Response to 4Q2u2 (Reply #10)

KitSileya

(4,035 posts)
17. This lines up quite nicely with the differences in parenting
Fri Sep 19, 2014, 12:03 PM
Sep 2014

Research has shown that girl toddlers are sooner stopped and admonished not to do physical things like cllmbing an incline and other 'dangerous' things. In other words, girls are taught from they start to crawl to stop themselves bodily, to curb their curiosity etc. And then it's their fault they know this stuff better when they start school? Can't win for losing for girls, in other words.

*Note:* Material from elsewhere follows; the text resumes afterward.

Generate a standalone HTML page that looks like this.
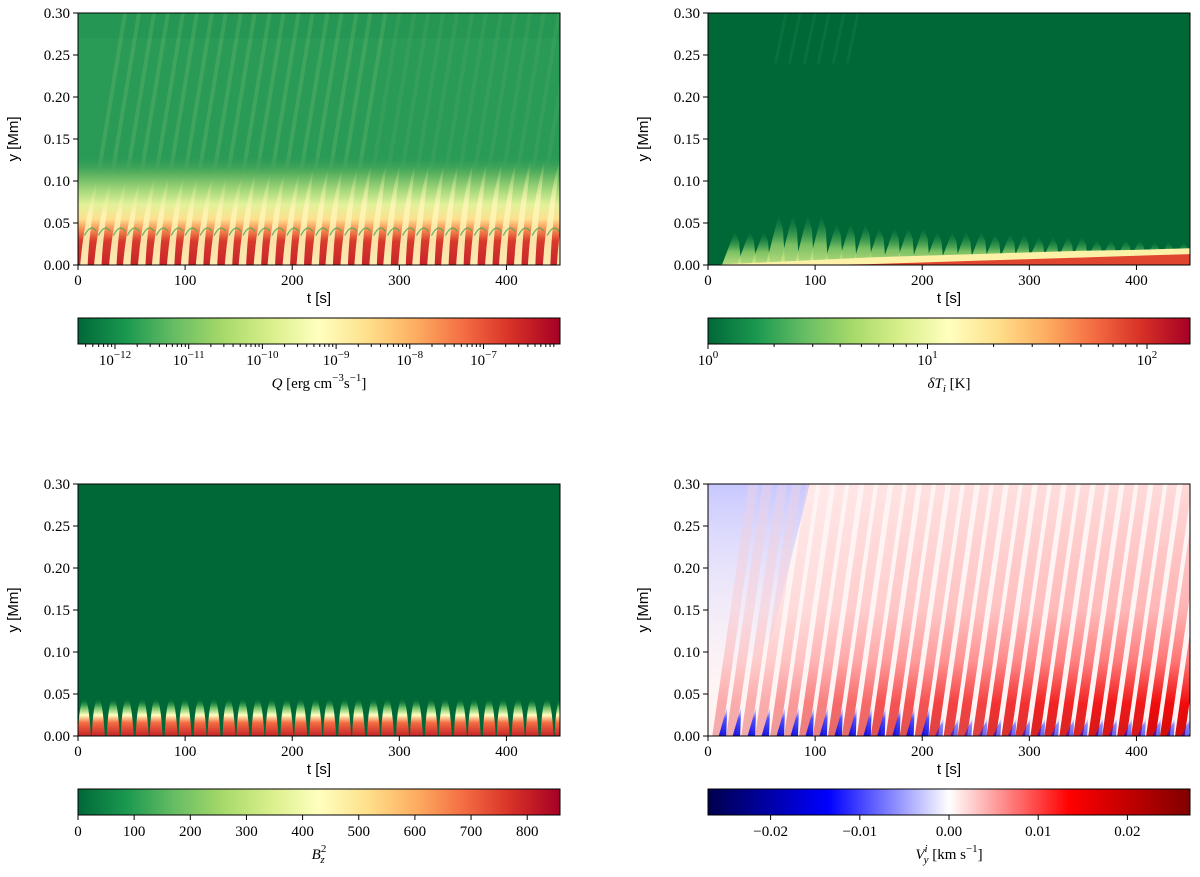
<!DOCTYPE html>
<html><head><meta charset="utf-8"><style>
body{margin:0;background:#fff;width:1200px;height:872px;overflow:hidden}
svg text{font-family:"Liberation Serif",serif;font-size:15px;fill:#000}
.sans{font-family:"Liberation Sans",sans-serif}
</style></head><body>
<svg id="fig" width="1200" height="872" xmlns="http://www.w3.org/2000/svg">
<defs>
<linearGradient id="rdylgn" x1="0" x2="1" y1="0" y2="0">
<stop offset="0" stop-color="#006837"/><stop offset="0.1" stop-color="#1a9850"/><stop offset="0.2" stop-color="#66bd63"/><stop offset="0.3" stop-color="#a6d96a"/><stop offset="0.4" stop-color="#d9ef8b"/><stop offset="0.5" stop-color="#ffffbf"/><stop offset="0.6" stop-color="#fee08b"/><stop offset="0.7" stop-color="#fdae61"/><stop offset="0.8" stop-color="#f46d43"/><stop offset="0.9" stop-color="#d73027"/><stop offset="1" stop-color="#a50026"/>
</linearGradient>
<linearGradient id="seismic" x1="0" x2="1" y1="0" y2="0">
<stop offset="0" stop-color="#00004c"/><stop offset="0.25" stop-color="#0000ff"/><stop offset="0.5" stop-color="#ffffff"/><stop offset="0.75" stop-color="#ff0000"/><stop offset="1" stop-color="#800000"/>
</linearGradient>
<linearGradient id="qbase" x1="0" x2="0" y1="1" y2="0">
<stop offset="0" stop-color="#c8242a"/><stop offset="0.22" stop-color="#d83a2c"/><stop offset="0.32" stop-color="#f68a50"/><stop offset="0.42" stop-color="#fde08f"/><stop offset="0.55" stop-color="#e3f29a"/><stop offset="0.7" stop-color="#9ed478"/><stop offset="0.85" stop-color="#52ad5c"/><stop offset="1" stop-color="#2e9d56" stop-opacity="0"/>
</linearGradient>
<linearGradient id="qstripe" x1="0" x2="0" y1="1" y2="0">
<stop offset="0" stop-color="#fff6b8" stop-opacity="0.95"/><stop offset="0.6" stop-color="#fff6b8" stop-opacity="0.8"/><stop offset="1" stop-color="#d9ef8b" stop-opacity="0"/>
</linearGradient>
<linearGradient id="tbump" x1="0" x2="0" y1="1" y2="0">
<stop offset="0" stop-color="#d9ef8b"/><stop offset="0.4" stop-color="#8fcf6a"/><stop offset="1" stop-color="#1a9850" stop-opacity="0"/>
</linearGradient>
<linearGradient id="bump" x1="0" x2="0" y1="1" y2="0">
<stop offset="0" stop-color="#c62328"/><stop offset="0.35" stop-color="#f46d43"/><stop offset="0.55" stop-color="#ffffbf"/><stop offset="0.75" stop-color="#66bd63"/><stop offset="1" stop-color="#006837" stop-opacity="0"/>
</linearGradient>
<linearGradient id="vstripe" x1="0" x2="0" y1="1" y2="0">
<stop offset="0" stop-color="#d00000"/><stop offset="0.13" stop-color="#f00000"/><stop offset="0.3" stop-color="#ff7070"/><stop offset="0.5" stop-color="#ffb0b0"/><stop offset="1" stop-color="#ffd8d8"/>
</linearGradient>
<linearGradient id="vleft" x1="0" x2="0" y1="0" y2="1">
<stop offset="0" stop-color="#c8c8ff"/><stop offset="1" stop-color="#eeeeff" stop-opacity="0"/>
</linearGradient>
<linearGradient id="vblue" x1="0" x2="0" y1="1" y2="0">
<stop offset="0" stop-color="#0000e0"/><stop offset="0.6" stop-color="#4040ff"/><stop offset="1" stop-color="#c0c0ff" stop-opacity="0.3"/>
</linearGradient>
<clipPath id="c1"><rect x="78" y="13" width="482" height="252"/></clipPath>
<clipPath id="c2"><rect x="708" y="13" width="482" height="252"/></clipPath>
<clipPath id="c3"><rect x="78" y="484" width="482" height="252"/></clipPath>
<clipPath id="c4"><rect x="708" y="484" width="482" height="252"/></clipPath>
</defs>
</svg>
<script>
const tTicks=[0,100,200,300,400];
const yTicks=[0,0.05,0.10,0.15,0.20,0.25,0.30];
const yTickLabels=["0.00","0.05","0.10","0.15","0.20","0.25","0.30"];
const burstTimes=[4,17,31,44,58,71,85,98,112,125,139,152,166,179,193,206,220,233,247,260,274,287,301,314,328,341,355,368,382,395,409,422,436,449];
const qStripeTop=[0.1,0.105,0.105,0.11,0.115,0.12,0.12,0.122,0.125,0.125];
const tempBumpHeight=[0.04,0.06,0.05,0.045,0.04,0.037,0.034,0.03,0.028,0.026];
const tempBand=[0,0.003,0.006,0.009,0.011,0.013,0.015,0.017,0.018,0.02];
const tempRed=[0,0,0,0.001,0.003,0.005,0.007,0.009,0.011,0.013];
const vyStrength=[0.4,0.5,0.6,0.7,0.77,0.84,0.9,0.95,1.0,1.0];
const qCbTicks=[-12,-11,-10,-9,-8,-7];
const tCbTicks=[0,1,2];
const bCbTicks=[0,100,200,300,400,500,600,700,800];
const vCbTicks=[-0.02,-0.01,0,0.01,0.02];
const vCbLabels=["\u22120.02","\u22120.01","0.00","0.01","0.02"];

const NS="http://www.w3.org/2000/svg";
const svg=document.getElementById('fig');
function el(tag,attrs,parent){const e=document.createElementNS(NS,tag);for(const k in attrs)e.setAttribute(k,attrs[k]);(parent||svg).appendChild(e);return e;}
const panels=[{x:78,y:13,clip:'c1'},{x:708,y:13,clip:'c2'},{x:78,y:484,clip:'c3'},{x:708,y:484,clip:'c4'}];
const W=482,H=252;
function sx(p,t){return p.x+t/450*W;}
function sy(p,v){return p.y+H-v/0.3*H;}
function idx(t){return Math.min(9,Math.floor(t/50));}

// Panel 1: Q
(function(){const p=panels[0];const g=el('g',{'clip-path':'url(#'+p.clip+')'});

el('rect',{x:p.x,y:p.y,width:W,height:H,fill:'#2a9a57'},g);
el('rect',{x:p.x,y:sy(p,0.3),width:W,height:sy(p,0.27)-sy(p,0.3),fill:'#1f9150',opacity:0.5},g);
burstTimes.forEach(t=>{
 const u=el('line',{x1:sx(p,t+14),y1:sy(p,0.1),x2:sx(p,t+40),y2:sy(p,0.3),stroke:'#8fd07a','stroke-width':4,opacity:t<250?0.2:0.1},g);
 
});
el('rect',{x:p.x,y:sy(p,0.13),width:W,height:sy(p,0)-sy(p,0.13),fill:'url(#qbase)'},g);
burstTimes.forEach(t=>{const h=qStripeTop[idx(t)];
 const s=el('path',{d:'M'+sx(p,t-2)+','+sy(p,0)+' C'+sx(p,t+2)+','+sy(p,h*0.55)+' '+sx(p,t+10)+','+sy(p,h*0.9)+' '+sx(p,t+14)+','+sy(p,h)+' C'+sx(p,t+10)+','+sy(p,h*0.65)+' '+sx(p,t+6)+','+sy(p,h*0.3)+' '+sx(p,t+5)+','+sy(p,0)+'Z',fill:'url(#qstripe)'},g);
 
 el('path',{d:'M'+sx(p,t+2)+','+sy(p,0.035)+' Q'+sx(p,t+8)+','+sy(p,0.05)+' '+sx(p,t+13)+','+sy(p,0.04),stroke:'#4aa85a','stroke-width':1.3,fill:'none',opacity:0.8},g);
});})();

// Panel 2: dT
(function(){const p=panels[1];const g=el('g',{'clip-path':'url(#'+p.clip+')'});

el('rect',{x:p.x,y:p.y,width:W,height:H,fill:'#006837'},g);
burstTimes.forEach(t=>{if(t<15)return;const h=tempBumpHeight[idx(t)];
 const s=el('path',{d:'M'+sx(p,t-4)+','+sy(p,0)+' L'+sx(p,t+8)+','+sy(p,h)+' L'+sx(p,t+12)+','+sy(p,h*0.7)+' L'+sx(p,t+14)+','+sy(p,0)+'Z',fill:'url(#tbump)',opacity:0.85},g);
 
 if(t>50&&t<135){el('line',{x1:sx(p,t+5),y1:sy(p,0.24),x2:sx(p,t+15),y2:sy(p,0.3),stroke:'#2a8a4a','stroke-width':3,opacity:0.25},g);}
});
let d='M'+sx(p,0)+','+sy(p,0);
tempBand.forEach((v,i)=>{d+=' L'+sx(p,i*50)+','+sy(p,v);});
d+=' L'+sx(p,450)+','+sy(p,0.021)+' L'+sx(p,450)+','+sy(p,0)+'Z';
el('path',{d:d,fill:'#fdf1a8'},g);
let d2='M'+sx(p,0)+','+sy(p,0);
tempRed.forEach((v,i)=>{d2+=' L'+sx(p,i*50)+','+sy(p,v);});
d2+=' L'+sx(p,450)+','+sy(p,0.014)+' L'+sx(p,450)+','+sy(p,0)+'Z';
el('path',{d:d2,fill:'#e0452f'},g);
})();

// Panel 3: Bz^2
(function(){const p=panels[2];const g=el('g',{'clip-path':'url(#'+p.clip+')'});

el('rect',{x:p.x,y:p.y,width:W,height:H,fill:'#006837'},g);
burstTimes.forEach(t=>{
 const b=el('path',{d:'M'+sx(p,t-4)+','+sy(p,0)+' C'+sx(p,t-3)+','+sy(p,0.05)+' '+sx(p,t+5)+','+sy(p,0.07)+' '+sx(p,t+8)+','+sy(p,0)+'Z',fill:'url(#bump)'},g);
 });
})();

// Panel 4: Vy
(function(){const p=panels[3];const g=el('g',{'clip-path':'url(#'+p.clip+')'});

el('rect',{x:p.x,y:p.y,width:W,height:H,fill:'#fff4f4'},g);
el('path',{d:'M'+sx(p,0)+','+sy(p,0.3)+' L'+sx(p,95)+','+sy(p,0.3)+' L'+sx(p,60)+','+sy(p,0.12)+' L'+sx(p,0)+','+sy(p,0.05)+'Z',fill:'url(#vleft)'},g);
burstTimes.forEach(t=>{const k=vyStrength[idx(t)];
 const s=el('path',{d:'M'+sx(p,t)+','+sy(p,0)+' L'+sx(p,t+34)+','+sy(p,0.3)+' L'+sx(p,t+43)+','+sy(p,0.3)+' L'+sx(p,t+9)+','+sy(p,0)+'Z',fill:'url(#vstripe)',opacity:(t<80?0.75:0.95)*k},g);
 
 const b=el('path',{d:'M'+sx(p,t+6)+','+sy(p,0)+' L'+sx(p,t+14)+','+sy(p,t<200?0.035:0.022)+' L'+sx(p,t+13)+','+sy(p,0)+'Z',fill:'url(#vblue)',opacity:t<200?0.9:0.6},g);
 });
})();

// Axes
panels.forEach((p,i)=>{
 const a=el('g',{});
 el('rect',{x:p.x,y:p.y,width:W,height:H,fill:'none',stroke:'#000','stroke-width':1},a);
 tTicks.forEach(t=>{const x=sx(p,t);el('line',{x1:x,y1:p.y+H,x2:x,y2:p.y+H+5,stroke:'#000'},a);
  const tx=el('text',{x:x,y:p.y+H+20,'text-anchor':'middle'},a);tx.textContent=t;
  });
 yTicks.forEach((v,j)=>{const y=sy(p,v);el('line',{x1:p.x-5,y1:y,x2:p.x,y2:y,stroke:'#000'},a);
  const tx=el('text',{x:p.x-8,y:y+5,'text-anchor':'end'},a);tx.textContent=yTickLabels[j];
  });
 const xl=el('text',{x:p.x+W/2,y:p.y+H+38,'text-anchor':'middle',class:'sans'},a);xl.textContent='t [s]';
 
 const yl=el('text',{x:0,y:0,'text-anchor':'middle',class:'sans',transform:'translate('+(p.x-60)+','+(p.y+H/2)+') rotate(-90)'},a);yl.textContent='y [Mm]';
 
});

// Colorbars
function colorbar(p,fill,name,ticks,labels,pos,title,minor){
 const cy=p.y+H+53;const g=el('g',{});
 el('rect',{x:p.x,y:cy,width:W,height:26,fill:fill,stroke:'#000','stroke-width':1},g);
 if(minor)minor.forEach(x=>el('line',{x1:x,y1:cy+26,x2:x,y2:cy+29,stroke:'#000'},g));
 ticks.forEach((v,i)=>{const x=pos(v);el('line',{x1:x,y1:cy+26,x2:x,y2:cy+31,stroke:'#000'},g);
  const t=el('text',{x:x,y:cy+47,'text-anchor':'middle'},g);t.innerHTML=labels[i];
  });
 const tt=el('text',{x:p.x+W/2,y:cy+70,'text-anchor':'middle'},g);tt.innerHTML=title;
 
}
const qpos=v=>115+(v+12)*73.7;
const qminor=[];for(let d=-13;d<=-7;d++)for(let m=2;m<10;m++){const x=qpos(d+Math.log10(m));if(x>78&&x<560)qminor.push(x);}
colorbar(panels[0],'url(#rdylgn)','q-colorbar',qCbTicks,qCbTicks.map(v=>'10<tspan dy="-7" font-size="11">\u2212'+(-v)+'</tspan>'),qpos,'<tspan font-style="italic">Q</tspan> [erg cm<tspan dy="-7" font-size="11">\u22123</tspan><tspan dy="7">s</tspan><tspan dy="-7" font-size="11">\u22121</tspan><tspan dy="7">]</tspan>',qminor);
const tpos=v=>708+v*219.5;
const tminor=[];for(let d=0;d<=2;d++)for(let m=2;m<10;m++){const x=tpos(d+Math.log10(m));if(x<1190)tminor.push(x);}
colorbar(panels[1],'url(#rdylgn)','dt-colorbar',tCbTicks,tCbTicks.map(v=>'10<tspan dy="-7" font-size="11">'+v+'</tspan>'),tpos,'<tspan font-style="italic">\u03b4T<tspan dy="4" font-size="11">i</tspan></tspan><tspan dy="-4"> [K]</tspan>',tminor);
colorbar(panels[2],'url(#rdylgn)','bz2-colorbar',bCbTicks,bCbTicks.map(String),v=>78+v*0.5615,'<tspan font-style="italic">B</tspan><tspan dy="-7" font-size="11">2</tspan><tspan dx="-6" dy="11" font-size="11" font-style="italic">z</tspan>');
colorbar(panels[3],'url(#seismic)','vy-colorbar',vCbTicks,vCbLabels,v=>949+v*8920,'<tspan font-style="italic">V</tspan><tspan dy="-7" font-size="11" font-style="italic">i</tspan><tspan dx="-4" dy="11" font-size="11" font-style="italic">y</tspan><tspan dy="-4"> [km s</tspan><tspan dy="-7" font-size="11">\u22121</tspan><tspan dy="7">]</tspan>');
</script>
</body></html>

And boys aren't taught the same self-regulation because our culture says boys are supposed to 'go their own way', be explorative, and slightly defiant. Parents are to blame, yet it seems too many would rather make things more difficult for the girls than accept that the way we raise boys is what needs to change.

phylny

(8,380 posts)
18. THIS THIS THIS!!!
Fri Sep 19, 2014, 01:23 PM
Sep 2014

I work with children and families in Early Intervention. My general experience is that boys are allowed to not listen, to hit mom, to climb on everything, to take food and drink from parents' or siblings' plates, to toss their cups on the floor, and you know, he's ALL BOY! I start working with them and parents say, "He'll never sit to work with you."

But he does. Not forever, but he does. Because it's expected of him. Because I will help him, and praise him.

jen63

(813 posts)
19. I think pushing kids into
Fri Sep 19, 2014, 03:01 PM
Sep 2014

kindergarten too early is a problem also. My son missed the cut-off by six weeks. I could have pushed him in, he was smart enough intellectually, but I knew that socially he may not be quite able to control himself. My sister in law, who is a teacher, did the opposite. My nephew missed the cut-off by a few months and she pushed him in early. He's had terrible problems with learning from the beginning. Instead of holding him back a year in kindergarten, they've struggled to keep him with his original class. I think she thought it would reflect on her as a teacher if she held him back.